Now we can run our Python script using the K-means unsupervised machine learning algorithm. As you get new data, K-means will learn and alter those Center Points and give you better clustering.
We also went with three clusters and used the data set. With everything in order, let’s start running the script by clicking on the OK button.
After running our script, we will get the image above. Next, we’ll click on Table in the Value column to get our new data set below, as shown below.
Advantages of Using Clustering in Python
One of the advantages of clustering in Python is that you can put different names on your clusters. Let’s get our clusters, Age and Annual Income, from the Fields section to demonstrate this advantage. We then turn it into a pivot table from the Visualizations section, giving us the table below.
Let’s say we want to rename Cluster 2 “Young and Rich.” To do that, we look for Cluster 2 in the Cluster column of our main table, right-click on it, and select Replace Values.
In the Replace Values window, we’ll go to the Replace With field section, enter Young and Rich, and click on the OK button to complete the change.

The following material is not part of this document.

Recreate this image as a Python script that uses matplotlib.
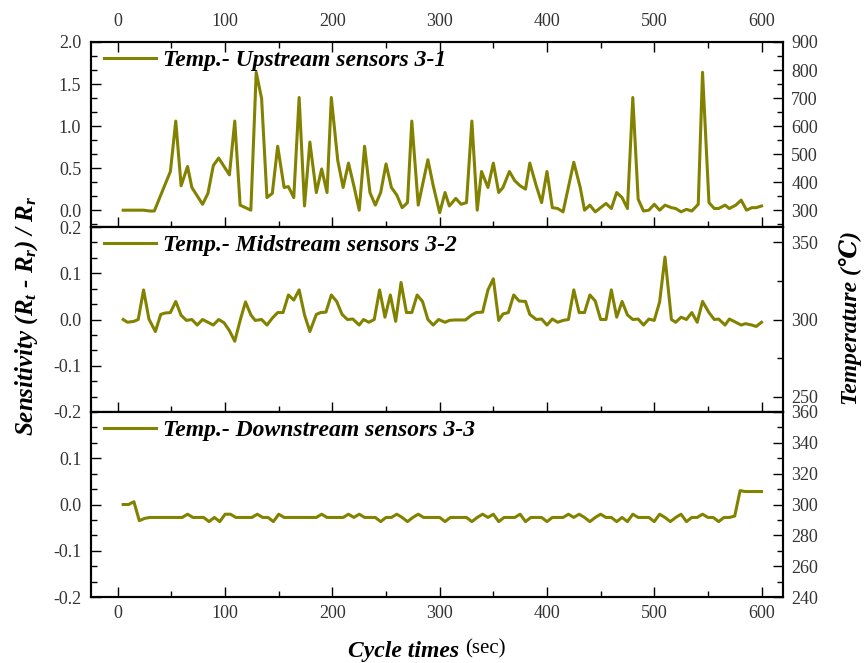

Python allows you to assign better names for your clusters to make them more digestible to your users, a feature absent when clustering in Power BI.
***** Related Links *****
How To Evaluate Clusters In Your Data Using DAX Technique In Power BI
How To Use The Built-in Analytics For Power BI Scatter Charts
Python Correlation: Guide In Creating Visuals
Conclusion
Now you know how clustering in Power BI and Python works. The biggest advantage of Power BI is that creating and customizing clusters is easy once you have the table and scatter plot in place. The disadvantage is that you’ll have problems updating your data if you connect it to a live source.
With Python, you can use an unsupervised, machine-learning model that delivers the same results for your multi-clustering. With this approach, you can put better names on your cluster and make them more digestible to your users. The disadvantage is that you need to know how to use Python script and write codes.